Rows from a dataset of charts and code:
============================================================

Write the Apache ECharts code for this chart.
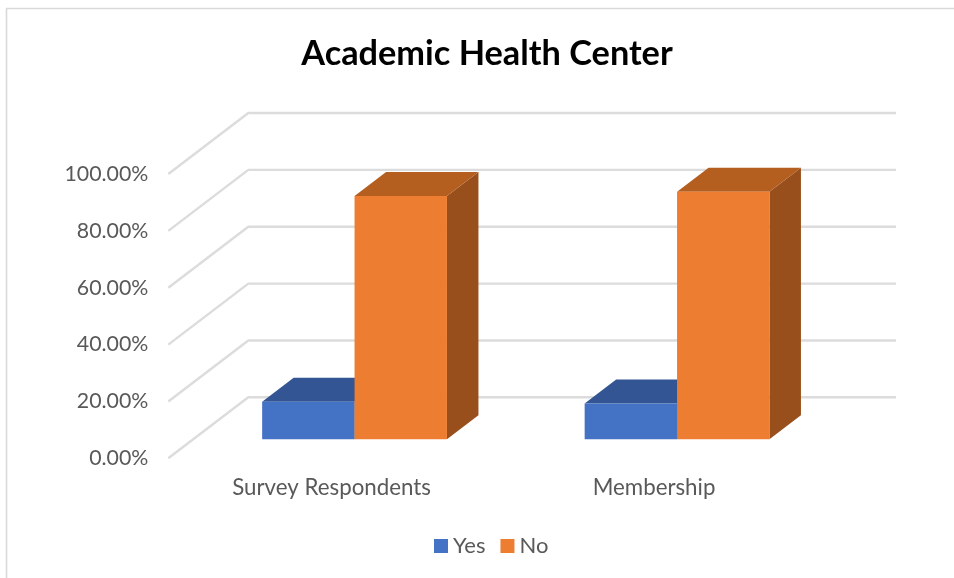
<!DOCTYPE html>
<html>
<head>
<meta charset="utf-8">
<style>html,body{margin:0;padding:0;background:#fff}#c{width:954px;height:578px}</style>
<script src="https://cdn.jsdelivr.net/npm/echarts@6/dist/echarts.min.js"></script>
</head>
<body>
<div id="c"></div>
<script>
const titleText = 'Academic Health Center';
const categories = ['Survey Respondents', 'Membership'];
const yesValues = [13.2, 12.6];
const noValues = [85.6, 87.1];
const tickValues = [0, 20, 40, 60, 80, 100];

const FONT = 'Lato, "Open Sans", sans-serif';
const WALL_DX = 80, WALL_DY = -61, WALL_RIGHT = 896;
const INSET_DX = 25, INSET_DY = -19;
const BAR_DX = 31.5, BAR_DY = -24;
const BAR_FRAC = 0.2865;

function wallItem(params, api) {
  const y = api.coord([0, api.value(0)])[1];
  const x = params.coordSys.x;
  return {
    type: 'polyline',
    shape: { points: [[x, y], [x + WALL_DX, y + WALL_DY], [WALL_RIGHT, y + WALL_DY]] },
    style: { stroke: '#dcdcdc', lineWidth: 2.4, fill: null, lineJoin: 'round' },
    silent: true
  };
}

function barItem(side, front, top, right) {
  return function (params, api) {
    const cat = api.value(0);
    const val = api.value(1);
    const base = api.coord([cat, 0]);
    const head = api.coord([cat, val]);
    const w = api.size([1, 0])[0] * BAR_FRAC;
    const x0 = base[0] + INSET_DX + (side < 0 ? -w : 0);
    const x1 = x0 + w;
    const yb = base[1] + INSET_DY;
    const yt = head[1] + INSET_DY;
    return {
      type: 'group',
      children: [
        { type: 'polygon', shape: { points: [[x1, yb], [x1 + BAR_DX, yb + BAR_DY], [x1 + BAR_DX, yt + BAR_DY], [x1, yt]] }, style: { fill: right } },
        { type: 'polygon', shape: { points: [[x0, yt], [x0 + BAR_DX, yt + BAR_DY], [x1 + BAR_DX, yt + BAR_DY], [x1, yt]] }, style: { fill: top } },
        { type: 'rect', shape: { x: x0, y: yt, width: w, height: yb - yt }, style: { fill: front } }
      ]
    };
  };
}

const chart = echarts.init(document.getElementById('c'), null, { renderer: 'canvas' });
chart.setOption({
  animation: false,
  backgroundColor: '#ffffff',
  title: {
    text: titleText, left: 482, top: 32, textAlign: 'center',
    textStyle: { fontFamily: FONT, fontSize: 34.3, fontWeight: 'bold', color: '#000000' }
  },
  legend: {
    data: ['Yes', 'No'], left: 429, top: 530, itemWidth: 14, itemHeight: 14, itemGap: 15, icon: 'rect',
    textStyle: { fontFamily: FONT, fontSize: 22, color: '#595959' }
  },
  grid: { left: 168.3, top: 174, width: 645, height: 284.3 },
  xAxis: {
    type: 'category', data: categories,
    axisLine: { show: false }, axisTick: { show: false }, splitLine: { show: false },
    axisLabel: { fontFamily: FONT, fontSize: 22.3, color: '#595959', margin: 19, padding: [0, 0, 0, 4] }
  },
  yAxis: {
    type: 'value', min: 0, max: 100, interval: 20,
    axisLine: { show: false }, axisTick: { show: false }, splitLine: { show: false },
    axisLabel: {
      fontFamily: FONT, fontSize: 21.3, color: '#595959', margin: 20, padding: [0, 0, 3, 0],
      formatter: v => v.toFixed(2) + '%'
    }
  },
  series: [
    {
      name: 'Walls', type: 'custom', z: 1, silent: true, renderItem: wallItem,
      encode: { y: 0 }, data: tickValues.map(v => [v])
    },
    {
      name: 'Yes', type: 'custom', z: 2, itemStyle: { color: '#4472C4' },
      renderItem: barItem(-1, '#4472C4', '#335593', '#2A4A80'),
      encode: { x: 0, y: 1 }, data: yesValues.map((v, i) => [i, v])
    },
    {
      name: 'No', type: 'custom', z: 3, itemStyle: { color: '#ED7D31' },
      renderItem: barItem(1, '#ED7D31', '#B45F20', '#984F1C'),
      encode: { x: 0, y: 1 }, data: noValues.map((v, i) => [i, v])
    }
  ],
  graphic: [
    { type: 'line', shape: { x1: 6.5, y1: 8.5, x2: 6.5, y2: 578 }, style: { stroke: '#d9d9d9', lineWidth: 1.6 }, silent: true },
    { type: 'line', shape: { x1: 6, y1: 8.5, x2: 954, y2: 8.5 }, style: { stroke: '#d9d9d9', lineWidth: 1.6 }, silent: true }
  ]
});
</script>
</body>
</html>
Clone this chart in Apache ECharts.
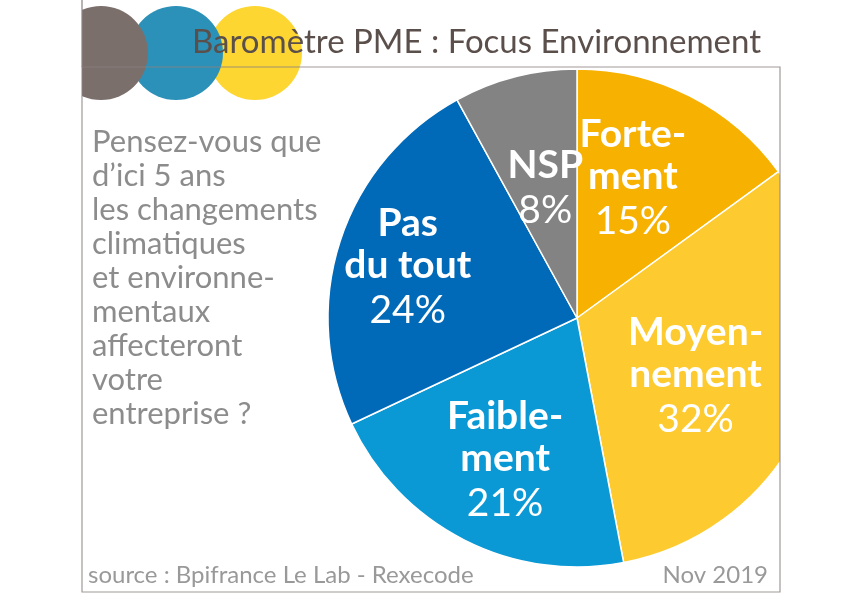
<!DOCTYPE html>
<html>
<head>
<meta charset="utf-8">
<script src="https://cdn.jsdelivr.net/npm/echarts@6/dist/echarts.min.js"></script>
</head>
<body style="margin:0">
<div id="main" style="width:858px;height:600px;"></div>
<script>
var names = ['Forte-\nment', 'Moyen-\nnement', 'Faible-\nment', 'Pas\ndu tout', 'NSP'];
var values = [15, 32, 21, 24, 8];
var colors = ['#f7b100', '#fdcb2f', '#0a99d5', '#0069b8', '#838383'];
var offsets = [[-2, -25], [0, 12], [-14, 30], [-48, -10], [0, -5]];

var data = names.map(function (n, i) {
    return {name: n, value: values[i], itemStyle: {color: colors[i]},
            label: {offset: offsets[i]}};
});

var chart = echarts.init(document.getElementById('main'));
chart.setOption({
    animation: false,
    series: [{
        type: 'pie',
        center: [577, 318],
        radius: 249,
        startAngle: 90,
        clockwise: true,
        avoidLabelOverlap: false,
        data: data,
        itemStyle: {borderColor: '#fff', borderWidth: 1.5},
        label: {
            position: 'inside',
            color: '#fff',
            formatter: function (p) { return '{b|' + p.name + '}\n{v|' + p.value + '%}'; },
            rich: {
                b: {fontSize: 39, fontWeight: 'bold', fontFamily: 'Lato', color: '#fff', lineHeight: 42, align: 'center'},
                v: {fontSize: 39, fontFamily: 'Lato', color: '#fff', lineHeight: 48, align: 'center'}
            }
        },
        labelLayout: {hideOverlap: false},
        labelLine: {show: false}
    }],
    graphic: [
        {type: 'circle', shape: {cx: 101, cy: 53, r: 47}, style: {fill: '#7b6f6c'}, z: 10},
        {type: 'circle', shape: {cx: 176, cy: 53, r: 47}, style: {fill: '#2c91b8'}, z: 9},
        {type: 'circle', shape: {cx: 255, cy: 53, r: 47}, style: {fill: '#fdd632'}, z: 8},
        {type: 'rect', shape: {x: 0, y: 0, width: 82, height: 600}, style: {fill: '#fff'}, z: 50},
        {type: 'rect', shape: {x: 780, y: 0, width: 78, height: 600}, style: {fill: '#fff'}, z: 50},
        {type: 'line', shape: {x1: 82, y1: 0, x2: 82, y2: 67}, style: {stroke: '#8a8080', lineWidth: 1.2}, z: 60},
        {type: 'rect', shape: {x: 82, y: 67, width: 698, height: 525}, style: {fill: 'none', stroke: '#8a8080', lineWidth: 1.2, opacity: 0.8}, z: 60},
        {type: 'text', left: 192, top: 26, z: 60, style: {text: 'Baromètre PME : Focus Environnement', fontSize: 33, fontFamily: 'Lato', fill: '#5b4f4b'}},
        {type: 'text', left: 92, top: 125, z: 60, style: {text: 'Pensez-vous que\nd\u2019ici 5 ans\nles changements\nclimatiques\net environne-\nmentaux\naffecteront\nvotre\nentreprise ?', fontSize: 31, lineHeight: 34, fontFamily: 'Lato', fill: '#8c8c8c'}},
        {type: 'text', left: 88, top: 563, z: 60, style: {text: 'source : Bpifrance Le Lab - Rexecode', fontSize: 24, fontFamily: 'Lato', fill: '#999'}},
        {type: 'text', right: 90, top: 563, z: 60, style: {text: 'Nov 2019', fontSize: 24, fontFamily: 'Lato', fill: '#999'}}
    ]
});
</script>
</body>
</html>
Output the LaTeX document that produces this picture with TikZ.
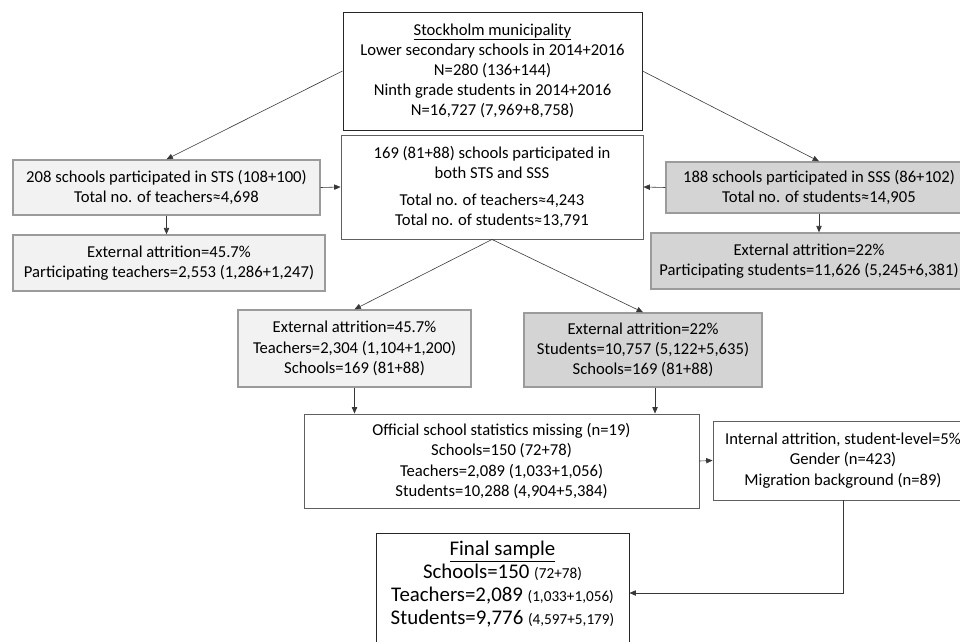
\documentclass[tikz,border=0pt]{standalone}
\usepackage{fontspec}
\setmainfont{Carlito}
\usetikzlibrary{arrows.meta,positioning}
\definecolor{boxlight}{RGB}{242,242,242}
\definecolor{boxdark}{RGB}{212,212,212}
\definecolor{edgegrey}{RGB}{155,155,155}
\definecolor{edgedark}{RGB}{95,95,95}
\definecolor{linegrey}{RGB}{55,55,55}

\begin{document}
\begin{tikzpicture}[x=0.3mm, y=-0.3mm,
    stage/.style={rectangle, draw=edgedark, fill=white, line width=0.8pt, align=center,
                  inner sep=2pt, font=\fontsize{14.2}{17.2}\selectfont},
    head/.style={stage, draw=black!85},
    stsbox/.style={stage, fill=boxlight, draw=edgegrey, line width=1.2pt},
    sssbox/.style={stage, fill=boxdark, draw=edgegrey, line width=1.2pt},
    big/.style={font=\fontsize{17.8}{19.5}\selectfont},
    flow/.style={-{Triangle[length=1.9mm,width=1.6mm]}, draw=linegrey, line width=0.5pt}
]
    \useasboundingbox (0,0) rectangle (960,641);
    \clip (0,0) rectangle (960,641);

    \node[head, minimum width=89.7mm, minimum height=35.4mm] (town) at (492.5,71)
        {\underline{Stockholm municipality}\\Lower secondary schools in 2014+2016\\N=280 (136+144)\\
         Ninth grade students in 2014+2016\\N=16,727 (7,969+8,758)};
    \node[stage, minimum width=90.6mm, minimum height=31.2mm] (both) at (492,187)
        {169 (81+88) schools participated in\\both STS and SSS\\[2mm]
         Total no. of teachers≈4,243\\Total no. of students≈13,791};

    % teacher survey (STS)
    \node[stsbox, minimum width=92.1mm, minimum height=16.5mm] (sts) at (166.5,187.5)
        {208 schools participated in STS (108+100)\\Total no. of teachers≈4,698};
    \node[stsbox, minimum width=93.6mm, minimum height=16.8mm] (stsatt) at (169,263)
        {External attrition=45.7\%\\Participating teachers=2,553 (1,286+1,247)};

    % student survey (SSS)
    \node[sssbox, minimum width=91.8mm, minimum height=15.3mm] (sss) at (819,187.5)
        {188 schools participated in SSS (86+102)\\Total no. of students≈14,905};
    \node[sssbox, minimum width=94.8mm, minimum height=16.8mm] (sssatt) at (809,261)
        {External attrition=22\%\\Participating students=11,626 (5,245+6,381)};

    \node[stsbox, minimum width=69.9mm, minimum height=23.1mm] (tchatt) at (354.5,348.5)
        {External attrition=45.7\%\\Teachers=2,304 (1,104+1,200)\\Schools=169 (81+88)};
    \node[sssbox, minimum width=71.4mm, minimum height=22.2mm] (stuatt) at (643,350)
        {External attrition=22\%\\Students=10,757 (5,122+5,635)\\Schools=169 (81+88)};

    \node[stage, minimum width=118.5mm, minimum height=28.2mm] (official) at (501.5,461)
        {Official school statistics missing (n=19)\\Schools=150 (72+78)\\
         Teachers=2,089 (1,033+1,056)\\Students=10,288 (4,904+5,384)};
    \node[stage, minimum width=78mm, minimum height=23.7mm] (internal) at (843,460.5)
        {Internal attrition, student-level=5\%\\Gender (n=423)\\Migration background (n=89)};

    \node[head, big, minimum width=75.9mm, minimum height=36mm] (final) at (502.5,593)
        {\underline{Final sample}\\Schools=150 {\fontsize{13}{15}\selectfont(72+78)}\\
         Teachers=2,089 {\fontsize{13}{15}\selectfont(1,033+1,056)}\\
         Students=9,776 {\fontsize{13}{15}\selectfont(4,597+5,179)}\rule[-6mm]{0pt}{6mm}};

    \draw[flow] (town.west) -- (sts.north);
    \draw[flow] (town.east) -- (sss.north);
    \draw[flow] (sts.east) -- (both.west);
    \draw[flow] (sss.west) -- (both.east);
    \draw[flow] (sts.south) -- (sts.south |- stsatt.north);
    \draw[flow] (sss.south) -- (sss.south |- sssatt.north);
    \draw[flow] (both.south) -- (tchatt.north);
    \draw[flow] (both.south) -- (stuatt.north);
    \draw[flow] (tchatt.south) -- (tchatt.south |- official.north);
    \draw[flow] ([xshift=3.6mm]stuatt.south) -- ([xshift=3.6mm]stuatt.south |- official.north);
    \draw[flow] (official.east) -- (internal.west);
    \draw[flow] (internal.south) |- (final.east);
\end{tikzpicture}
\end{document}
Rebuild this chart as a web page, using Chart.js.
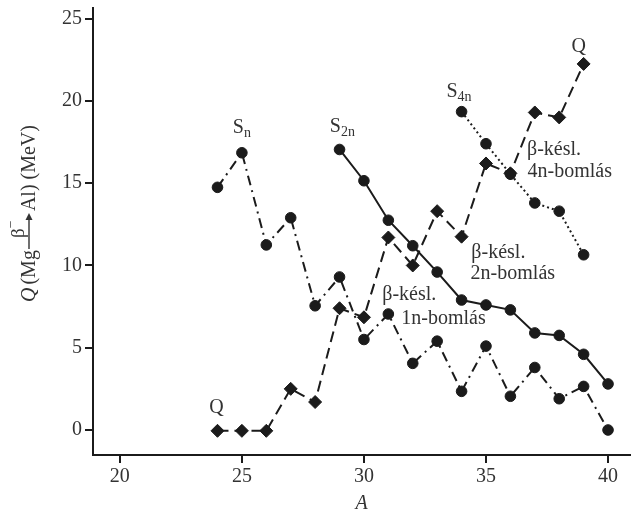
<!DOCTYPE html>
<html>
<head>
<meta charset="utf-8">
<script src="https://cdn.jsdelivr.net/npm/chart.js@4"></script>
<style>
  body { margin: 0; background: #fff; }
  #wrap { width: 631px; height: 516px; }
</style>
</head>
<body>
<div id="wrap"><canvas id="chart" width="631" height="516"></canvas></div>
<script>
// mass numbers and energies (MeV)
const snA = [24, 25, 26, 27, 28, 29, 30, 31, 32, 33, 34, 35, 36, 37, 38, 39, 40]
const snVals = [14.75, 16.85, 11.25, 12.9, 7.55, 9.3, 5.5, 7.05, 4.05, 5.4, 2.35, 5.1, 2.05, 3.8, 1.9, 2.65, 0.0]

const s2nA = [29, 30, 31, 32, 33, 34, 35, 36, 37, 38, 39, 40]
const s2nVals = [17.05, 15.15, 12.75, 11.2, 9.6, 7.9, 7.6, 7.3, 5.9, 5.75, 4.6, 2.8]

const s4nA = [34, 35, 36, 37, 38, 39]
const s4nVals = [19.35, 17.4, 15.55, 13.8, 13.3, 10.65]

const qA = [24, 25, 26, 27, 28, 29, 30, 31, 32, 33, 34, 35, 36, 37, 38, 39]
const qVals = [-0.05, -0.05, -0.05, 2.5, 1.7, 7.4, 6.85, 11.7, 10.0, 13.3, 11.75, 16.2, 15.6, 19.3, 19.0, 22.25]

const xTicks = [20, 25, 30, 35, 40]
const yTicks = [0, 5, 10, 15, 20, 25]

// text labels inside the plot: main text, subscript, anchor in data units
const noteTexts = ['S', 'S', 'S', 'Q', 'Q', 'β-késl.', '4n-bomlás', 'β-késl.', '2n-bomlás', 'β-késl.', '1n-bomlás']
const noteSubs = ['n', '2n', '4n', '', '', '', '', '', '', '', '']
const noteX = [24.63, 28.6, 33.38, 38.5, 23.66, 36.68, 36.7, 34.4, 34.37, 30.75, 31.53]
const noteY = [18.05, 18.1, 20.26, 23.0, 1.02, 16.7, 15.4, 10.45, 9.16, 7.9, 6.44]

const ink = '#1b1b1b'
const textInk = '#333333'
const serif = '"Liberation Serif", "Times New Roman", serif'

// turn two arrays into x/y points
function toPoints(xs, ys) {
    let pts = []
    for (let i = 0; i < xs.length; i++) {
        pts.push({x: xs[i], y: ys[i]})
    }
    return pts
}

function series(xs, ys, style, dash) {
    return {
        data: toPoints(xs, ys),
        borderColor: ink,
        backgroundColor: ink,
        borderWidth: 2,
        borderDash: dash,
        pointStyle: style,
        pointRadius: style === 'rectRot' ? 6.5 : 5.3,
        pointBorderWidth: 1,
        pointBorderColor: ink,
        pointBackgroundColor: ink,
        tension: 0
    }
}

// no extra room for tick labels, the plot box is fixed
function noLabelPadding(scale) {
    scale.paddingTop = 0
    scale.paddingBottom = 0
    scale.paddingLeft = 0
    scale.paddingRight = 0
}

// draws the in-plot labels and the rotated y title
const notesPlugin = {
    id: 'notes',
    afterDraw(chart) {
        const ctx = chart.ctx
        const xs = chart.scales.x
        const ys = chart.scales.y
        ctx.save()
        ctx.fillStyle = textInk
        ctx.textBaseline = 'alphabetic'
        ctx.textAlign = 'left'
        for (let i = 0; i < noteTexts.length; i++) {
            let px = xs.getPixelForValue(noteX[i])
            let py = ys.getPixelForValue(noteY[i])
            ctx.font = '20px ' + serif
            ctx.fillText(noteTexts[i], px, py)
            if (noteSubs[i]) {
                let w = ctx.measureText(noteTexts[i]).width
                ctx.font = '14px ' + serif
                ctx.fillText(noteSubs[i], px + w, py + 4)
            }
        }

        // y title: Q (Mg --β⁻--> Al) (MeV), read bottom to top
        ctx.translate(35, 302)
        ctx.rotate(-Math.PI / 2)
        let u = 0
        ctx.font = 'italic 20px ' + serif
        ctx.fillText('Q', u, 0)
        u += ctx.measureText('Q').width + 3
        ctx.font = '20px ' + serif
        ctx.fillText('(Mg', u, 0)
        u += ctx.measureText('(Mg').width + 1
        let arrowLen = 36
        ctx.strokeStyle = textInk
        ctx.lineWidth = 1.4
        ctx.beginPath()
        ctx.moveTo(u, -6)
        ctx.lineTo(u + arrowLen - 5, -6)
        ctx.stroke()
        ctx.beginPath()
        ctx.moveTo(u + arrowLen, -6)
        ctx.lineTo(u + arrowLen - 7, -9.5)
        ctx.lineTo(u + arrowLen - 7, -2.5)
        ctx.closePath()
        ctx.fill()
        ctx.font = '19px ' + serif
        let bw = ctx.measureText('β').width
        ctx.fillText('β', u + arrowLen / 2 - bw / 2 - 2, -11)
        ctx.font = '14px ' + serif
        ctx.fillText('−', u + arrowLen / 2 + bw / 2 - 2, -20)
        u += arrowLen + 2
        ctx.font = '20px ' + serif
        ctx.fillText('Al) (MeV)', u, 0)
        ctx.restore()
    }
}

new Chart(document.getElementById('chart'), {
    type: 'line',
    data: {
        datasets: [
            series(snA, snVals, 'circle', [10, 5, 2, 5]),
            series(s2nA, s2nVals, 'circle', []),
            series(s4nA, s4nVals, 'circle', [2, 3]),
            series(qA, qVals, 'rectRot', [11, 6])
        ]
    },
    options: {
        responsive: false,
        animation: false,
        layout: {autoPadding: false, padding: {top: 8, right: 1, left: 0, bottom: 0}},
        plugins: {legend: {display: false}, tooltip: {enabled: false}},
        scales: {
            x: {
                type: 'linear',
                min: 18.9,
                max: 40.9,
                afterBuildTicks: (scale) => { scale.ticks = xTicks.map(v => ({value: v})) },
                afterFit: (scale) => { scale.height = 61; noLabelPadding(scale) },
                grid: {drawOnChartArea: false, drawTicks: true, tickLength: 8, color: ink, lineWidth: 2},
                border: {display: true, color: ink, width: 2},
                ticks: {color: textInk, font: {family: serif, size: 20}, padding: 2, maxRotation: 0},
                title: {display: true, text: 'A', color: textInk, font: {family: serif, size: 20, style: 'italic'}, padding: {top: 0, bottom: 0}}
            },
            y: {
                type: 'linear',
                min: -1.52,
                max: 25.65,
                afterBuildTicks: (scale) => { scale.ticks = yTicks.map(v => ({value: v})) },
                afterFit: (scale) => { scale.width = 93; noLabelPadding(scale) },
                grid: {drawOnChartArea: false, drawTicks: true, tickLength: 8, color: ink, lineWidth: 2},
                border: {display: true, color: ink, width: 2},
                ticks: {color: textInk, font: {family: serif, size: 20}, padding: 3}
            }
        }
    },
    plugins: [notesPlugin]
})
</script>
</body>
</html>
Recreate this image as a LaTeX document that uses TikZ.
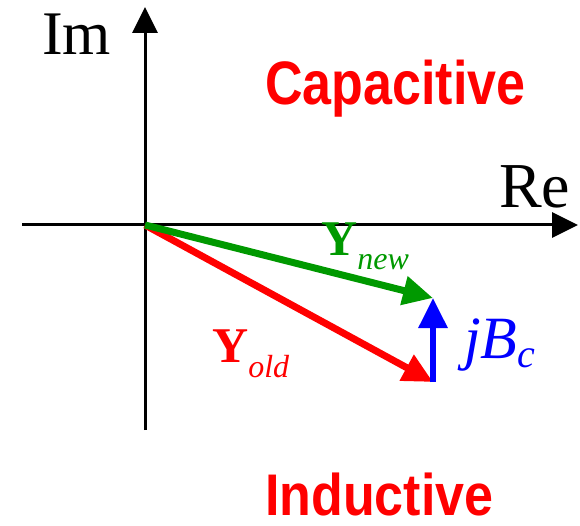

============================================================

In the listing above, find the line with "Rebuild this chart" and the line with "const yTicks = [0, 5, 10, 15, 20, 25]". Copy exactly those two and every line between, without the pictures.

Rebuild this chart as a web page, using Chart.js.
<!DOCTYPE html>
<html>
<head>
<meta charset="utf-8">
<script src="https://cdn.jsdelivr.net/npm/chart.js@4"></script>
<style>
  body { margin: 0; background: #fff; }
  #wrap { width: 631px; height: 516px; }
</style>
</head>
<body>
<div id="wrap"><canvas id="chart" width="631" height="516"></canvas></div>
<script>
// mass numbers and energies (MeV)
const snA = [24, 25, 26, 27, 28, 29, 30, 31, 32, 33, 34, 35, 36, 37, 38, 39, 40]
const snVals = [14.75, 16.85, 11.25, 12.9, 7.55, 9.3, 5.5, 7.05, 4.05, 5.4, 2.35, 5.1, 2.05, 3.8, 1.9, 2.65, 0.0]

const s2nA = [29, 30, 31, 32, 33, 34, 35, 36, 37, 38, 39, 40]
const s2nVals = [17.05, 15.15, 12.75, 11.2, 9.6, 7.9, 7.6, 7.3, 5.9, 5.75, 4.6, 2.8]

const s4nA = [34, 35, 36, 37, 38, 39]
const s4nVals = [19.35, 17.4, 15.55, 13.8, 13.3, 10.65]

const qA = [24, 25, 26, 27, 28, 29, 30, 31, 32, 33, 34, 35, 36, 37, 38, 39]
const qVals = [-0.05, -0.05, -0.05, 2.5, 1.7, 7.4, 6.85, 11.7, 10.0, 13.3, 11.75, 16.2, 15.6, 19.3, 19.0, 22.25]

const xTicks = [20, 25, 30, 35, 40]
const yTicks = [0, 5, 10, 15, 20, 25]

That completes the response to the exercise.